Chaque famille dispose de son appartement. Comment y accède-t-elle? Par une galerie ouverte sur toute la longueur du bâtiment. Une avancée du toit de chaume protège la galerie du soleil et de la pluie. Quand ils sont à la maison, les occupants passent le plus clair de leur temps dans cette galerie, rendant visite à leurs voisins ou se livrant à des travaux d’artisanat comme le tressage de paniers ou le tissage de sarongs.
Les familles cuisinent, prennent leurs repas et dorment chacune dans leur appartement. Il y a, au-dessus des appartements et de la galerie, un grenier où l’on stocke les outils agricoles et le riz. C’est là également que dorment les filles non mariées. Les garçons célibataires dorment quant à eux sur des nattes dans la galerie.

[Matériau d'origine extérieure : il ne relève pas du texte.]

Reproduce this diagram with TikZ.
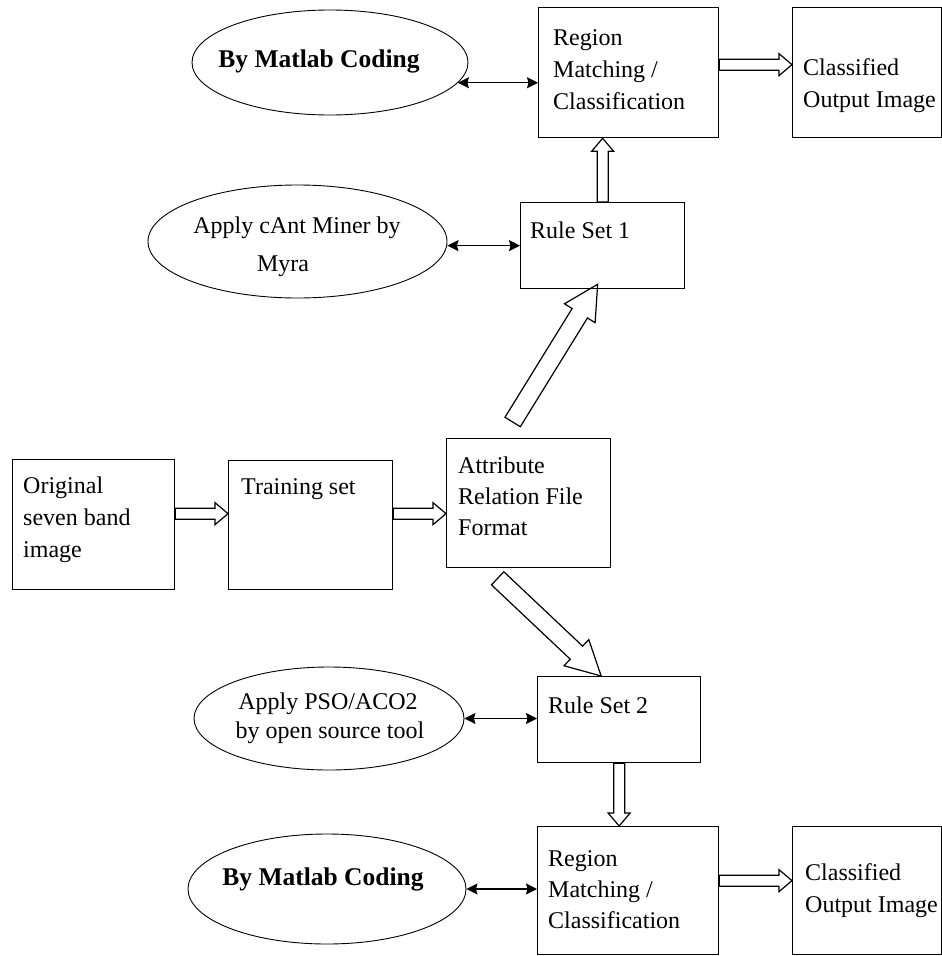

À la différence des grands immeubles des villes occidentales, ceux-ci n’ont ni salles de bains ni toilettes. On se lave à la rivière. Quant aux déchets, ils tombent à travers le plancher sur le sol situé quatre mètres plus bas, où les porcs et les poulets les font disparaître.
Les maisons souterraines
Au XIXe siècle, tandis que nombre de pionniers des États-Unis construisaient des maisons en rondins ou en terre, d’autres s’installaient sous terre. Ils creusaient un abri d’une pièce à flanc de ravin, le haut du talus servant de toit. Un tuyau de poêle perçait le plafond pour évacuer la fumée des feux de bois. Ces maisons souterraines étaient sombres, mais elles avaient l’avantage d’être chaudes en hiver. Par ailleurs, il n’était pas rare que des hommes seuls y vivent avec leurs chevaux ou leurs bœufs.
De nos jours, sur Orchid Island, près de Taiwan, les Yamis construisent toujours des maisons traditionnelles presque entièrement enterrées. Des pierres bordent les murs qui entourent le trou, et un drain empêche l’eau de remplir la maison en cas de fortes pluies. Des poutres en bois soutiennent les chevrons et le toit en chaume. Au-dessus de chaque maison, il y a une petite structure sans mur constituée d’une plate-forme légèrement surélevée et protégée par un autre toit de chaume. Cette plate-forme abritée est la pièce fraîche de la maison où l’on se réfugie pour échapper à la chaleur tropicale de midi. Mais parlons un peu de ceux dont les habitations sont entièrement enterrées.
Il y a quelques années, l’idée d’habiter des grottes est revenue au goût du jour dans une autre partie du monde. En France, dans la vallée de la Loire, un certain nombre de gens aisés trouvent la vie troglodytique à la mode. À l’intérieur de certaines grottes ont été aménagés un salon, une salle à manger et une cuisine — des pièces creusées les unes derrière les autres en s’enfonçant dans la falaise. D’autres habitations sont constituées de plusieurs grottes attenantes. Les demeures troglodytiques ont des fenêtres et une porte vitrée sur la façade pour permettre à la lumière de rentrer. Les familles qui y vivent ont dû faire des dépenses importantes pour les moderniser, y amenant l’eau courante, l’électricité et autres commodités, dont une ventilation forcée pour éviter l’humidité et la moisissure.
Sans doute les maisons que nous venons de visiter sont-elles différentes de la vôtre. Mais pour ceux qui y vivent, elles constituent leur chez-eux.